### TASK DESCRIPTION
Reproduce exactly, with no pictures, each line from the opening of the material down through the line containing "-2.55, 1.33, -0.56];".

### PROVIDED DATA

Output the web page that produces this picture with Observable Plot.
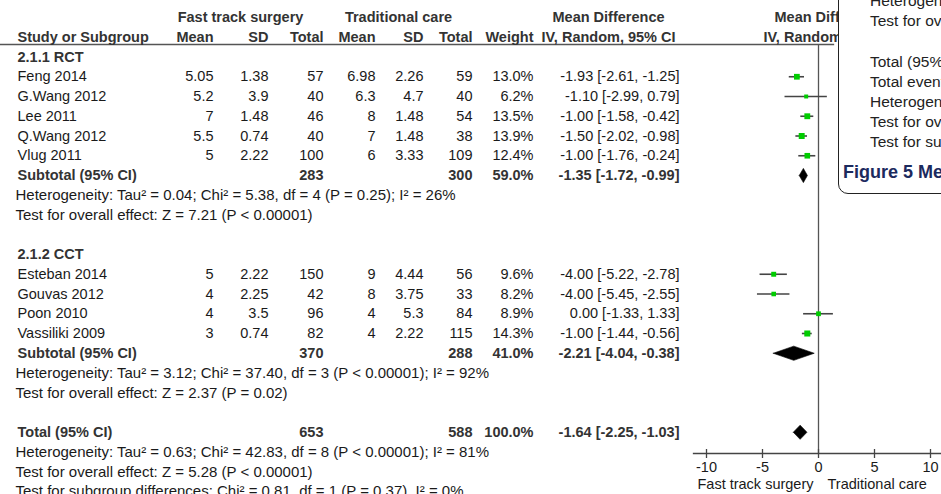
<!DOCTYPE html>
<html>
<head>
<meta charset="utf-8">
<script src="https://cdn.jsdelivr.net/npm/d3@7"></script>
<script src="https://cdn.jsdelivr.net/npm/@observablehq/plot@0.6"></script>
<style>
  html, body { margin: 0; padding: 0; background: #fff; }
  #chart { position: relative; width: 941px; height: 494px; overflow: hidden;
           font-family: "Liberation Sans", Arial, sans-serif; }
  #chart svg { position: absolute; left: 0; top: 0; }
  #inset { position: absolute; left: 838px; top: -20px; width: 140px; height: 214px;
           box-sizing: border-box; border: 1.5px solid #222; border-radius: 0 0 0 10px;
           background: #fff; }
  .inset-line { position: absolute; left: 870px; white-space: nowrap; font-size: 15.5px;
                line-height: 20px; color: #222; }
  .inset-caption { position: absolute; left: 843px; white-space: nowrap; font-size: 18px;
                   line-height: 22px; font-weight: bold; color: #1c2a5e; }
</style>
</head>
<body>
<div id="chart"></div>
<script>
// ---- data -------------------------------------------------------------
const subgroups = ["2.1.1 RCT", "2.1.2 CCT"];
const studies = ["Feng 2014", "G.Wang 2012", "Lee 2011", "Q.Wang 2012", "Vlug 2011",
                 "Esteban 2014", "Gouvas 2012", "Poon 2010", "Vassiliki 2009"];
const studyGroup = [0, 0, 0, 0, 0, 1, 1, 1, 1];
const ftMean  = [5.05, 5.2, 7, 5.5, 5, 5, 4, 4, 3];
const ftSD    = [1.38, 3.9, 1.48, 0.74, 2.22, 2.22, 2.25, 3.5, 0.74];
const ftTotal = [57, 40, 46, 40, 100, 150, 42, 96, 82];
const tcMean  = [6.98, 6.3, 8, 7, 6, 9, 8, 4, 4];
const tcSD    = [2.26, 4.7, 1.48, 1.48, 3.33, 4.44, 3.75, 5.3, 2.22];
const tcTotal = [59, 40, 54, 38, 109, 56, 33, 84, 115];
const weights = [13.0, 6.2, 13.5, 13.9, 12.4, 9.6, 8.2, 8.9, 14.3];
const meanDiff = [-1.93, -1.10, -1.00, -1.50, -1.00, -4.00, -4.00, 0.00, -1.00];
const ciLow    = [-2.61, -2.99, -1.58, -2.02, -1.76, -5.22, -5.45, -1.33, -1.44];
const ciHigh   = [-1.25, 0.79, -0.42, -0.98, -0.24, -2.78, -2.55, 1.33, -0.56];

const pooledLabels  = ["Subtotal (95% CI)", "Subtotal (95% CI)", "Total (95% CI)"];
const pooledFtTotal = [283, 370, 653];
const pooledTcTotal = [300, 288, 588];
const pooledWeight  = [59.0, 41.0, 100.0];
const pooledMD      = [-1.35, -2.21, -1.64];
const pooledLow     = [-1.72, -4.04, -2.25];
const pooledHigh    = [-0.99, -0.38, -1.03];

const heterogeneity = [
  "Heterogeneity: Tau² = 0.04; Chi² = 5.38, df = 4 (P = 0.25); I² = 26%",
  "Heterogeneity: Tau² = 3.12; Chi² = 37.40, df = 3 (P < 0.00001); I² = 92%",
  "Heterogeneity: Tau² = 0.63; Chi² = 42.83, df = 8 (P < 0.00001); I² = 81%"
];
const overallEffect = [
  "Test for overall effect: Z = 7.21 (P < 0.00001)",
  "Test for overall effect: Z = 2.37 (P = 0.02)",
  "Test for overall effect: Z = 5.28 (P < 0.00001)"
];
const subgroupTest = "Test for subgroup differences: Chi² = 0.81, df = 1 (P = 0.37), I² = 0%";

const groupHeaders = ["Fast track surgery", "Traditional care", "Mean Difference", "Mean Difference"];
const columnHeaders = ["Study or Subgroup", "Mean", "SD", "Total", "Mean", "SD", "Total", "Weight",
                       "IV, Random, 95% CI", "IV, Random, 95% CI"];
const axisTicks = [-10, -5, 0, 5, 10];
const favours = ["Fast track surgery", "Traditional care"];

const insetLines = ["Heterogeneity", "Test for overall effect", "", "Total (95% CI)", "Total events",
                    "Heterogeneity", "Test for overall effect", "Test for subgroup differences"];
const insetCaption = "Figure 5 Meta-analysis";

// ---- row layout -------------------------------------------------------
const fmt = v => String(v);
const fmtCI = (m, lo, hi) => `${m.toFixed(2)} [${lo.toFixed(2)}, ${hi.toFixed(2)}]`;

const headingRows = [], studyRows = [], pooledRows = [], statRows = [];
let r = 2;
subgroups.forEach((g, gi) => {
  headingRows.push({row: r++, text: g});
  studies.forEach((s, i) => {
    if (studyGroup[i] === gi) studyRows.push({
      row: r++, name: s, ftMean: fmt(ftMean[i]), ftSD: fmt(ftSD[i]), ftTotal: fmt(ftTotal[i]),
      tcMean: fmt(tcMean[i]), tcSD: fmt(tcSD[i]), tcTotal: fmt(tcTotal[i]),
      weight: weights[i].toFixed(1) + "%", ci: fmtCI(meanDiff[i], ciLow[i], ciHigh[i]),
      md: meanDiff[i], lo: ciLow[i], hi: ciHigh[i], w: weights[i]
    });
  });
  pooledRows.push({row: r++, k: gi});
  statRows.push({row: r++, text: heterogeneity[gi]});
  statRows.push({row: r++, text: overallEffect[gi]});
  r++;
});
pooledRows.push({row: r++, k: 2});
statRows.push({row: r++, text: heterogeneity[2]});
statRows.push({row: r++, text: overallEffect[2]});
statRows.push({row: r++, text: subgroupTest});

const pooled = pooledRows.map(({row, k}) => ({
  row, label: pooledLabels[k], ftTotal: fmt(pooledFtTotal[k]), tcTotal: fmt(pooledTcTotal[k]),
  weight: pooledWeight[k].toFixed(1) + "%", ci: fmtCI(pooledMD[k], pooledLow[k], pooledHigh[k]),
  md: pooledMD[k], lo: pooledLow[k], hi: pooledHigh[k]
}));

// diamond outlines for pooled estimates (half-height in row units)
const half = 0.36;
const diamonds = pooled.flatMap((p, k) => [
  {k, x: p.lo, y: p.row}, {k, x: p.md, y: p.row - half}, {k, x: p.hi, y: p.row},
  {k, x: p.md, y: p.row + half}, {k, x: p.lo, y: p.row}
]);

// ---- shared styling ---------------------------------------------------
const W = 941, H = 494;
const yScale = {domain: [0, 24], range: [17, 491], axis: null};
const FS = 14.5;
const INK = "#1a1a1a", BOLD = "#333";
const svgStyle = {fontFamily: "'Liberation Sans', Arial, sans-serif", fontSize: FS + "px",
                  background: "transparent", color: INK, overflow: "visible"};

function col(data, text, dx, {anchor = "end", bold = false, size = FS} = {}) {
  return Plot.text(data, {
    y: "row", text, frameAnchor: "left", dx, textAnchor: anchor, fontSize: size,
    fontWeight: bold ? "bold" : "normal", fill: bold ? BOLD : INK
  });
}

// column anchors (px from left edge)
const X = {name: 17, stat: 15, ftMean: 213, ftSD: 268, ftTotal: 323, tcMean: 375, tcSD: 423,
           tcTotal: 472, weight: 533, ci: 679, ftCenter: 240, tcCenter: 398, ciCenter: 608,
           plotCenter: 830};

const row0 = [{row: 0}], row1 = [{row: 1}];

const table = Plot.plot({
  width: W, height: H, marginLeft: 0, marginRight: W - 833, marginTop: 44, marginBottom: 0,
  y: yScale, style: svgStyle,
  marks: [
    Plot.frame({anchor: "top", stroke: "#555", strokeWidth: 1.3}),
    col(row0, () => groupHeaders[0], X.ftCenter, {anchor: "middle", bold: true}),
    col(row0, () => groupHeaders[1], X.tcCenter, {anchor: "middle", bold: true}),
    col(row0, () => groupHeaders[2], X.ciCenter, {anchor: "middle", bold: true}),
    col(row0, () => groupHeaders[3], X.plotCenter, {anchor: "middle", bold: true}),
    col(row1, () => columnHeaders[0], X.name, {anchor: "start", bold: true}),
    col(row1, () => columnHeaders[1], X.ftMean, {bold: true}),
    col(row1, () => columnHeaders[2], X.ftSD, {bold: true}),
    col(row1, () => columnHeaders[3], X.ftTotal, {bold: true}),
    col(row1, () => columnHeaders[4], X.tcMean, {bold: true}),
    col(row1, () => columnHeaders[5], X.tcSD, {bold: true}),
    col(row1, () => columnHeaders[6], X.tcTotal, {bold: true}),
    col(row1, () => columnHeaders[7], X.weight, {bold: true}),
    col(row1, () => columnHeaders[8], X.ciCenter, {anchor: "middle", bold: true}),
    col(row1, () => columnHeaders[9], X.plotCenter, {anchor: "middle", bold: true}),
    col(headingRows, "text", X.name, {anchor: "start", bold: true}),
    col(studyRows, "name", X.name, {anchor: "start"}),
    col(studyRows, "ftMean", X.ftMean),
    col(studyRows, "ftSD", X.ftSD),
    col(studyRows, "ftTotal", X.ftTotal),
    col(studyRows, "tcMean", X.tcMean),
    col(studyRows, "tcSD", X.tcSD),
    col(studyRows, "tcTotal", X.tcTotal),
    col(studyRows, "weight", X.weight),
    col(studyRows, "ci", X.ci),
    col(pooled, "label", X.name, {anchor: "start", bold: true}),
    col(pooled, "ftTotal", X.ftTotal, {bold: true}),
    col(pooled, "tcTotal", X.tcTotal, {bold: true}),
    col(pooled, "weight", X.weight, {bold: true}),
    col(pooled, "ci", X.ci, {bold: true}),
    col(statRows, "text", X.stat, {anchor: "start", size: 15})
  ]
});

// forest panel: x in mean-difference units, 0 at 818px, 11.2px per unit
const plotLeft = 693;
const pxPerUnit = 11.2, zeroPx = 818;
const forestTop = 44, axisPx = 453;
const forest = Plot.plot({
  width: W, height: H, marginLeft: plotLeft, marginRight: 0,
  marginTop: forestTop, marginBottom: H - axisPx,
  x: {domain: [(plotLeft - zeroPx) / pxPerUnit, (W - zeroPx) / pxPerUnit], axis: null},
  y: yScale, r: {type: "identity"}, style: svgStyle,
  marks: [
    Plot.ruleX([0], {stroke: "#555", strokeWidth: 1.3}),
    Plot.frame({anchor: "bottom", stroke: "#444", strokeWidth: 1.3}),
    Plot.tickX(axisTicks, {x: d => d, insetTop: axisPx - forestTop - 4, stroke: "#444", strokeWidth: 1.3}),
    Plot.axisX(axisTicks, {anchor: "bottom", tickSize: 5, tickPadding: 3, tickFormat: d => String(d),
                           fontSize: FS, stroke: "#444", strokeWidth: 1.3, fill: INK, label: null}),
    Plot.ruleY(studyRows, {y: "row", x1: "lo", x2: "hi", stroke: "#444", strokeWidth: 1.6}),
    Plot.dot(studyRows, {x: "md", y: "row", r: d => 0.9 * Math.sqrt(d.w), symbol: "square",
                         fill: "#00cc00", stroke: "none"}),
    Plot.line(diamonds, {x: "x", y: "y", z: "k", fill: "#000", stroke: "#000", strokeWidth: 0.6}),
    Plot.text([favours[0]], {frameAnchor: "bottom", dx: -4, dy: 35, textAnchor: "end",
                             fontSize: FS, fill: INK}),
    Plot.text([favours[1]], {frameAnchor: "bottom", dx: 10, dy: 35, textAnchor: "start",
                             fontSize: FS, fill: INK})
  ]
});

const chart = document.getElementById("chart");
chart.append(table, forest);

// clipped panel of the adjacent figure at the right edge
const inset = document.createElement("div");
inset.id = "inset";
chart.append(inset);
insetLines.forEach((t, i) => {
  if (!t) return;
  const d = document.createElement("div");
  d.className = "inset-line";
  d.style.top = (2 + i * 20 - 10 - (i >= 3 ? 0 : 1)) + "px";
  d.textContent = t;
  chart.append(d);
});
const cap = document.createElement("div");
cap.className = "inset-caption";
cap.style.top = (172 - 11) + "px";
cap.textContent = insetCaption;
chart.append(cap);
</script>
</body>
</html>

### EXERCISE RESULT
Output the web page that produces this picture with Observable Plot.
<!DOCTYPE html>
<html>
<head>
<meta charset="utf-8">
<script src="https://cdn.jsdelivr.net/npm/d3@7"></script>
<script src="https://cdn.jsdelivr.net/npm/@observablehq/plot@0.6"></script>
<style>
  html, body { margin: 0; padding: 0; background: #fff; }
  #chart { position: relative; width: 941px; height: 494px; overflow: hidden;
           font-family: "Liberation Sans", Arial, sans-serif; }
  #chart svg { position: absolute; left: 0; top: 0; }
  #inset { position: absolute; left: 838px; top: -20px; width: 140px; height: 214px;
           box-sizing: border-box; border: 1.5px solid #222; border-radius: 0 0 0 10px;
           background: #fff; }
  .inset-line { position: absolute; left: 870px; white-space: nowrap; font-size: 15.5px;
                line-height: 20px; color: #222; }
  .inset-caption { position: absolute; left: 843px; white-space: nowrap; font-size: 18px;
                   line-height: 22px; font-weight: bold; color: #1c2a5e; }
</style>
</head>
<body>
<div id="chart"></div>
<script>
// ---- data -------------------------------------------------------------
const subgroups = ["2.1.1 RCT", "2.1.2 CCT"];
const studies = ["Feng 2014", "G.Wang 2012", "Lee 2011", "Q.Wang 2012", "Vlug 2011",
                 "Esteban 2014", "Gouvas 2012", "Poon 2010", "Vassiliki 2009"];
const studyGroup = [0, 0, 0, 0, 0, 1, 1, 1, 1];
const ftMean  = [5.05, 5.2, 7, 5.5, 5, 5, 4, 4, 3];
const ftSD    = [1.38, 3.9, 1.48, 0.74, 2.22, 2.22, 2.25, 3.5, 0.74];
const ftTotal = [57, 40, 46, 40, 100, 150, 42, 96, 82];
const tcMean  = [6.98, 6.3, 8, 7, 6, 9, 8, 4, 4];
const tcSD    = [2.26, 4.7, 1.48, 1.48, 3.33, 4.44, 3.75, 5.3, 2.22];
const tcTotal = [59, 40, 54, 38, 109, 56, 33, 84, 115];
const weights = [13.0, 6.2, 13.5, 13.9, 12.4, 9.6, 8.2, 8.9, 14.3];
const meanDiff = [-1.93, -1.10, -1.00, -1.50, -1.00, -4.00, -4.00, 0.00, -1.00];
const ciLow    = [-2.61, -2.99, -1.58, -2.02, -1.76, -5.22, -5.45, -1.33, -1.44];
const ciHigh   = [-1.25, 0.79, -0.42, -0.98, -0.24, -2.78, -2.55, 1.33, -0.56];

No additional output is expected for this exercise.